Çizgi Romanları Ezbere Bilenlerin Bile Şaşıracağı Sayısız Detay Bu Oyunda

Oynama tarzınıza ve oyunun dünyasını hangi oranda keşfetmek istediğinize bağlı olarak 25-30 saatlik bir süre içinde bitirebileceğiniz Marvel’s Guardians of the Galaxy, yönetiminizdeki Peter Quill’in kendi savaş hünerleri ve takım arkadaşlarıyla yardımlaşmasıyla büyük oranda eğlenceli bir oynanış sunuyor. Avengers hezimetinden sonra başta çok oyunculu olarak tasarlanıp sonradan tek kişilik oyuna dönüştürüldüğünü hissettiren kimi noktalara takılmazsanız, yapımın genelinden memnun kalabilirsiniz. Bunun yanında, oyunun sinema filmlerinin izinden giderken çizgi romanlara da sırtını dönmemiş olmasından da memnun olabilirsiniz. Öyle ki Guardians of the Galaxy Guardians çizgi romanlarındaki tüm detayları bilenlerin dahi şaşacağı çok ince noktalar, oyunda karşınıza çıkabiliyor. Oyun boyunca yönetiminizdeki karakteri ve yardımcı karakterleri geliştirebilmenize imkân tanıyan karakter gelişim sistemi, yapımın tekdüze ilerlemesini engellerken oyunda toplamayı unuttuğunuz malzemeleri, geri dönüp toplayıp en son kaldığınız yerden devam edebilmeniz gibi bir güzellik de oyuna eklenmiş durumda. Yani oyunun yedinci bölümündeyken oyunu durdurup ikinci bölüme geçebilir, oradaki kostümü aldıktan sonra yedinci bölüme, ikinci bölümden aldığınız kostümle devam edebilirsiniz.

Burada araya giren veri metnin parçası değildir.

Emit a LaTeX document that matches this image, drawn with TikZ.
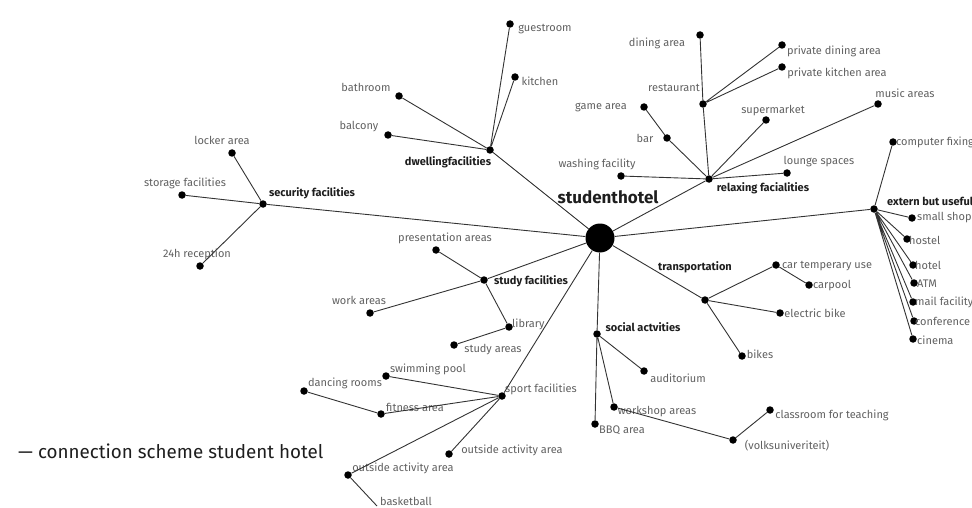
\documentclass[tikz,border=0pt]{standalone}
\usepackage{fontspec}
\setmainfont{Fira Sans}
\definecolor{linec}{HTML}{333333}
\definecolor{leafc}{HTML}{606060}
\definecolor{catc}{HTML}{1E1E1E}
\begin{document}
\begin{tikzpicture}[x=1pt,y=-1pt,
  dot/.style={circle,fill=black,inner sep=0pt,minimum size=7.5pt},
  hubdot/.style={circle,fill=black,inner sep=0pt,minimum size=29pt},
  leaf/.style={text=leafc,font=\fontsize{11}{13}\selectfont,inner sep=0pt},
  cat/.style={text=catc,font=\fontsize{11}{13}\selectfont\bfseries,inner sep=0pt},
  title/.style={text=catc,font=\fontsize{17}{20}\selectfont\bfseries,inner sep=0pt},
  link/.style={draw=linec,line width=0.9pt}]
\useasboundingbox (0,0) rectangle (972,508);

% ---------- hub ----------
\node[hubdot] (hub) at (600,238) {};
\node[title] (t-hub) at (608,197) {studenthotel};

% ---------- category nodes ----------
\node[dot] (sec)   at (263,204) {};
\node[dot] (dwell) at (490,150) {};
\node[dot] (relax) at (709,179) {};
\node[dot] (study) at (484,280) {};
\node[dot] (sport) at (502,396) {};
\node[dot] (soc)   at (597,334) {};
\node[dot] (trans) at (705,300) {};
\node[dot] (ext)   at (874,209) {};

\node[cat] (t-sec)   at (312,193) {security facilities};
\node[cat] (t-dwell) at (448,162) {dwellingfacilities};
\node[cat] (t-relax) at (763,188) {relaxing facialities};
\node[cat] (t-study) at (531,281) {study facilities};
\node[leaf] (t-sport) at (541,389) {sport facilities};
\node[cat] (t-soc)   at (643,327) {social actvities};
\node[cat] (t-trans) at (695,267) {transportation};
\node[cat,anchor=west] (t-ext) at (887,201) {extern but useful};

% ---------- security ----------
\node[dot] (locker)  at (232,153) {};
\node[dot] (storage) at (182,195) {};
\node[dot] (recep)   at (200,266) {};
\node[leaf] at (222,140) {locker area};
\node[leaf] at (185,183) {storage facilities};
\node[leaf] at (197,254) {24h reception};

% ---------- dwelling ----------
\node[dot] (guest) at (510,24) {};
\node[dot] (kitch) at (515,77) {};
\node[dot] (bath)  at (399,96) {};
\node[dot] (balc)  at (388,135) {};
\node[leaf] at (545,29) {guestroom};
\node[leaf] at (540,81) {kitchen};
\node[leaf] at (366,87) {bathroom};
\node[leaf] at (359,127) {balcony};

% ---------- relaxing ----------
\node[dot] (rest)   at (703,104) {};
\node[dot] (dining) at (700,35) {};
\node[dot] (pdin)   at (782,45) {};
\node[dot] (pkit)   at (782,67) {};
\node[dot] (bar)    at (667,138) {};
\node[dot] (game)   at (644,107) {};
\node[dot] (super)  at (766,120) {};
\node[dot] (music)  at (878,104) {};
\node[dot] (lounge) at (787,173) {};
\node[dot] (wash)   at (621,176) {};
\node[leaf] at (674,88) {restaurant};
\node[leaf] at (657,43) {dining area};
\node[leaf] at (834,51) {private dining area};
\node[leaf] at (837,73) {private kitchen area};
\node[leaf] at (645,138) {bar};
\node[leaf] at (601,107) {game area};
\node[leaf] at (773,111) {supermarket};
\node[leaf] at (905,93) {music areas};
\node[leaf] at (819,162) {lounge spaces};
\node[leaf] at (597,164) {washing facility};

% ---------- study ----------
\node[dot] (pres)  at (436,250) {};
\node[dot] (work)  at (370,313) {};
\node[dot] (lib)   at (509,327) {};
\node[dot] (sarea) at (454,345) {};
\node[leaf] at (445,238) {presentation areas};
\node[leaf] at (359,300) {work areas};
\node[leaf,anchor=west] at (512,324) {library};
\node[leaf] at (493,350) {study areas};

% ---------- sport ----------
\node[dot] (swim)  at (386,376) {};
\node[dot] (fit)   at (381,414) {};
\node[dot] (dance) at (304,391) {};
\node[dot] (out1)  at (449,454) {};
\node[dot] (out2)  at (348,475) {};
\coordinate (bask) at (377,506);
\node[leaf] at (428,369) {swimming pool};
\node[leaf] at (415,407) {fitness area};
\node[leaf] at (345,383) {dancing rooms};
\node[leaf] at (512,450) {outside activity area};
\node[leaf] at (403,468) {outside activity area};
\node[leaf] at (406,501) {basketball};

% ---------- social ----------
\node[dot] (audi)  at (644,371) {};
\node[dot] (wshop) at (614,407) {};
\node[dot] (bbq)   at (595,424) {};
\node[dot] (volks) at (733,440) {};
\node[dot] (class) at (770,410) {};
\node[leaf] at (678,378) {auditorium};
\node[leaf] at (657,412) {workshop areas};
\node[leaf] at (622,430) {BBQ area};
\node[leaf] at (787,446) {(volksuniveriteit)};
\node[leaf] at (832,415) {classroom for teaching};

% ---------- transportation ----------
\node[dot] (car)   at (776,265) {};
\node[dot] (pool)  at (809,285) {};
\node[dot] (ebike) at (780,313) {};
\node[dot] (bikes) at (742,356) {};
\node[leaf] at (827,266) {car temperary use};
\node[leaf] at (832,286) {carpool};
\node[leaf] at (815,313) {electric bike};
\node[leaf] at (760,354) {bikes};

% ---------- extern but useful ----------
\node[dot] (comp)  at (893,142) {};
\node[dot] (shop)  at (912,218) {};
\node[dot] (host)  at (907,239) {};
\node[dot] (hotel) at (913,265) {};
\node[dot] (atm)   at (914,283) {};
\node[dot] (mail)  at (913,302) {};
\node[dot] (conf)  at (914,321) {};
\node[dot] (cin)   at (913,339) {};
\node[leaf,anchor=west] at (896,142) {computer fixing};
\node[leaf,anchor=west] at (917,218) {small shop};
\node[leaf,anchor=west] at (909,240) {hostel};
\node[leaf,anchor=west] at (915,265) {hotel};
\node[leaf,anchor=west] at (917,284) {ATM};
\node[leaf,anchor=west] at (915,302) {mail facility};
\node[leaf,anchor=west] at (915,321) {conference};
\node[leaf,anchor=west] at (917,340) {cinema};

% ---------- connectors ----------
\path[link] (hub) -- (sec)  (hub) -- (dwell)  (hub) -- (relax)  (hub) -- (study)
  (hub) -- (sport)  (hub) -- (soc)  (hub) -- (trans)  (hub) -- (ext);
\path[link] (sec) -- (locker)  (sec) -- (storage)  (sec) -- (recep);
\path[link] (dwell) -- (guest)  (dwell) -- (kitch)  (dwell) -- (bath)  (dwell) -- (balc);
\path[link] (relax) -- (rest)  (rest) -- (dining)  (rest) -- (pdin)  (rest) -- (pkit)
  (relax) -- (bar)  (bar) -- (game)  (relax) -- (super)  (relax) -- (music)
  (relax) -- (lounge)  (relax) -- (wash);
\path[link] (study) -- (pres)  (study) -- (work)  (study) -- (lib)  (lib) -- (sarea);
\path[link] (sport) -- (swim)  (sport) -- (fit)  (fit) -- (dance)  (sport) -- (out1)
  (sport) -- (out2)  (out2) -- (bask);
\path[link] (soc) -- (audi)  (soc) -- (wshop)  (soc) -- (bbq)  (wshop) -- (volks)
  (volks) -- (class);
\path[link] (trans) -- (car)  (car) -- (pool)  (trans) -- (ebike)  (trans) -- (bikes);
\path[link] (ext) -- (comp)  (ext) -- (shop)  (ext) -- (host)  (ext) -- (hotel)
  (ext) -- (atm)  (ext) -- (mail)  (ext) -- (conf)  (ext) -- (cin);

% ---------- caption ----------
\node[text=catc,font=\fontsize{18.8}{22}\selectfont,anchor=west,inner sep=0pt] (caption)
  at (18,451) {— connection scheme student hotel};
\end{tikzpicture}
\end{document}
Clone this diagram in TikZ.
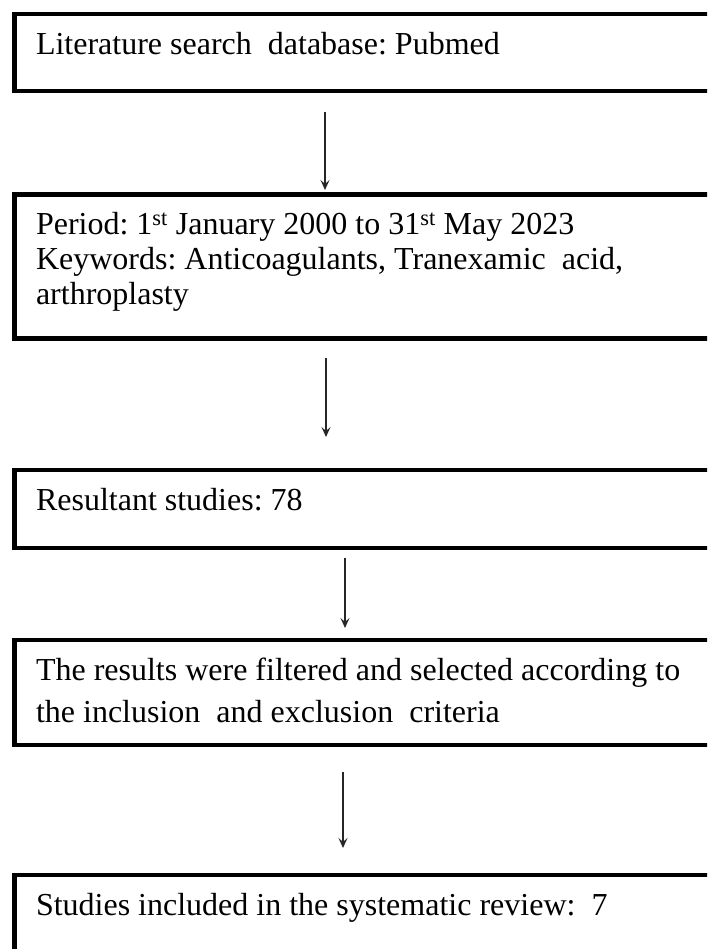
\documentclass[tikz,border=0pt]{standalone}
\usepackage{fontspec}
\setmainfont{Liberation Serif}
\frenchspacing
\usetikzlibrary{arrows.meta, positioning}

\tikzset{
  stagebox/.style={draw=black, line width=4.5pt, rectangle, anchor=north west,
    minimum width=760pt, inner sep=0pt, outer sep=0pt},
  stagetext/.style={inner sep=0pt, outer sep=0pt, font=\fontsize{32}{35}\selectfont},
  flow/.style={-{Stealth[length=10pt, width=9pt, inset=4pt]}, line width=1.4pt, black!85},
}

\begin{document}
\begin{tikzpicture}[x=1pt, y=1pt]
  \useasboundingbox (0,0) rectangle (707,-949);
  \clip (0,0) rectangle (707,-949);

  % 检索数据库
  \node[stagebox, minimum height=77pt] (b1) at (14.5,-14) {};
  \node[stagetext, below right=41pt and 21.5pt of b1.north west, anchor=base west] (t1)
    {Literature search\ \ database: Pubmed};

  % 时间与关键词
  \node[stagebox, minimum height=144pt] (b2) at (14.5,-194.5) {};
  \node[stagetext, below right=40.5pt and 21.5pt of b2.north west, anchor=base west] (t2)
    {\parbox[t]{660pt}{Period: 1\textsuperscript{st} January 2000 to 31\textsuperscript{st} May 2023\\
     Keywords: Anticoagulants, Tranexamic\ \ acid,\\
     arthroplasty}};

  % 检索结果
  \node[stagebox, minimum height=78pt] (b3) at (14.5,-470) {};
  \node[stagetext, below right=40pt and 21.5pt of b3.north west, anchor=base west] (t3)
    {Resultant studies: 78};

  % 筛选
  \node[stagebox, minimum height=105pt] (b4) at (14.5,-640) {};
  \node[stagetext, below right=40pt and 21.5pt of b4.north west, anchor=base west,
    font=\fontsize{32}{42}\selectfont] (t4)
    {\parbox[t]{680pt}{The results were filtered and selected according to\\
     the inclusion\ \ and exclusion\ \ criteria}};

  % 纳入研究
  \node[stagebox, minimum height=105pt] (b5) at (14.5,-875) {};
  \node[stagetext, below right=40pt and 21.5pt of b5.north west, anchor=base west] (t5)
    {Studies included in the systematic review:\ \ 7};

  % 箭头
  \coordinate (x1) at (325,0);
  \coordinate (x2) at (326,0);
  \coordinate (x3) at (345,0);
  \coordinate (x4) at (343,0);
  \draw[flow, shorten <=21pt, shorten >=4.5pt] (b1.south -| x1) -- (b2.north -| x1);
  \draw[flow, shorten <=19.5pt, shorten >=33pt] (b2.south -| x2) -- (b3.north -| x2);
  \draw[flow, shorten <=10pt, shorten >=12pt] (b3.south -| x3) -- (b4.north -| x3);
  \draw[flow, shorten <=27pt, shorten >=27pt] (b4.south -| x4) -- (b5.north -| x4);
\end{tikzpicture}
\end{document}
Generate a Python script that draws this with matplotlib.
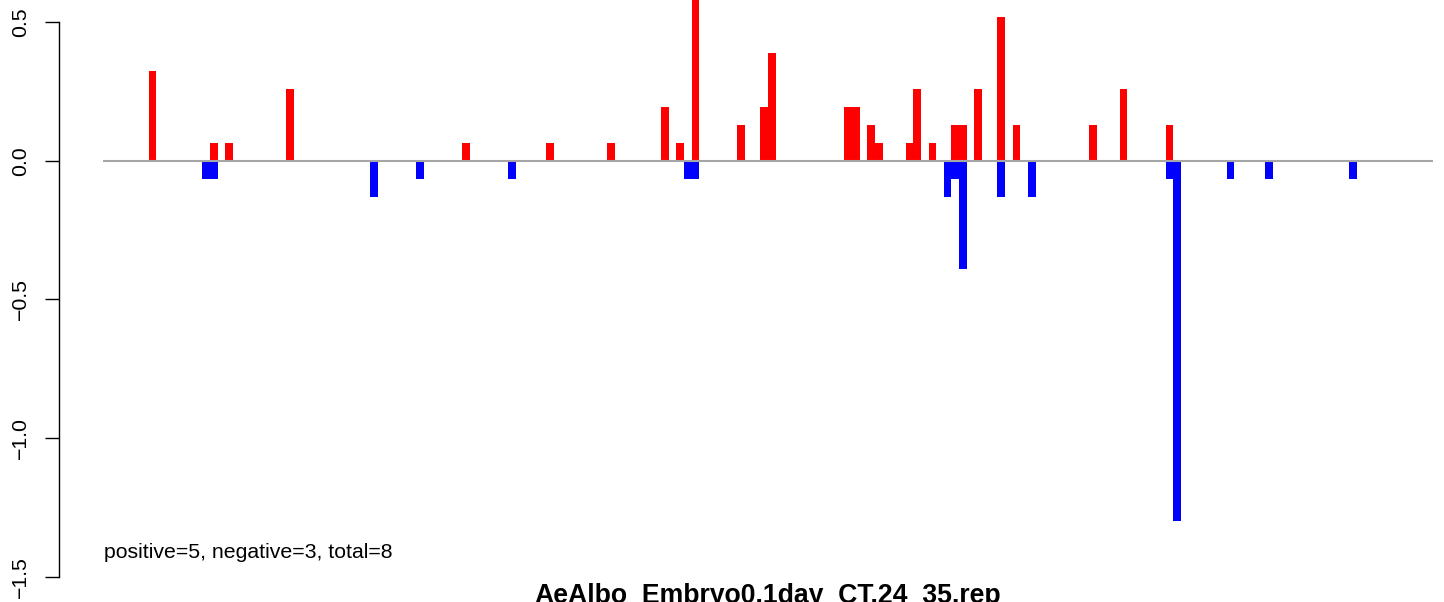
import numpy as np
import matplotlib
matplotlib.use("Agg")
import matplotlib.pyplot as plt

plt.rcParams['font.family'] = ['Liberation Sans', 'DejaVu Sans']

title = "AeAlbo_Embryo0.1day_CT.24_35.rep"
note = "positive=5, negative=3, total=8"

#POSITIVE BINS
pos_idx = [0, 8, 10, 18, 41, 52, 60, 67, 69, 71, 77, 80, 81, 91, 92, 94, 95,
           99, 100, 102, 105, 106, 108, 111, 113, 123, 127, 133]
pos_val = [0.325, 0.065, 0.065, 0.26, 0.065, 0.065, 0.065, 0.195, 0.065, 0.65,
           0.13, 0.195, 0.39, 0.195, 0.195, 0.13, 0.065, 0.065, 0.26, 0.065,
           0.13, 0.13, 0.26, 0.52, 0.13, 0.13, 0.26, 0.13]

#NEGATIVE BINS
neg_idx = [7, 8, 29, 35, 47, 70, 71, 104, 105, 106, 111, 115, 133, 134, 141, 146, 157]
neg_val = [-0.065, -0.065, -0.13, -0.065, -0.065, -0.065, -0.065, -0.13, -0.065,
           -0.39, -0.13, -0.13, -0.065, -1.3, -0.065, -0.065, -0.065]

n_bins = 161

W, H = 1444, 602
fig = plt.figure(figsize=(W / 100, H / 100), dpi=100)
ax = fig.add_axes([103.3 / W, 2 / H, (1432.7 - 103.3) / W, 600 / H])

ax.bar(pos_idx, pos_val, width=1.0, color='#FF0000', linewidth=0, antialiased=False)
ax.bar(neg_idx, neg_val, width=1.0, color='#0000FF', linewidth=0, antialiased=False)
ax.axhline(0, color='#A6A6A6', linewidth=1.5, zorder=3)

pad = 0.04 * n_bins
ax.set_xlim(-pad, n_bins + pad)
ax.set_ylim(-1.584, 0.5795)

#AXES
for s in ['top', 'right', 'bottom']:
    ax.spines[s].set_visible(False)
ax.spines['left'].set_position(('outward', 32))
ax.spines['left'].set_bounds(-1.5, 0.5)
ax.spines['left'].set_linewidth(1.0)
ax.set_xticks([])
ax.set_yticks([-1.5, -1.0, -0.5, 0.0, 0.5])
ax.set_yticklabels(['\u22121.5', '\u22121.0', '\u22120.5', '0.0', '0.5'],
                   rotation=90, va='center', fontsize=15.3)
ax.tick_params(axis='y', length=10, width=1.0, pad=10.5)

ax.text(0.0005, -1.411, note, transform=ax.get_yaxis_transform(),
        ha='left', va='center', fontsize=15.3)

fig.text((103.3 + 1432.7) / 2 / W, (H - 603) / H, title, ha='center',
         va='baseline', fontsize=19.2, fontweight='bold')

fig.savefig("out.png", dpi=100)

Anlatılabilecek sayısız ayrıntıya ev sahipliği yapan Marvel’s Guardians of the Galaxy, yalnızca son yıllarda değil gelmiş geçmiş en iyi Marvel oyunlarından biri olarak adını oyun tarihine altın harflerle yazdırdı bile. Eğer oyunu şimdiye kadar deneyimlemediyseniz, yapım hazır Xbox Game Pass’e gelmişken 20 küsur saatlik bir maceraya başlayabilirsiniz.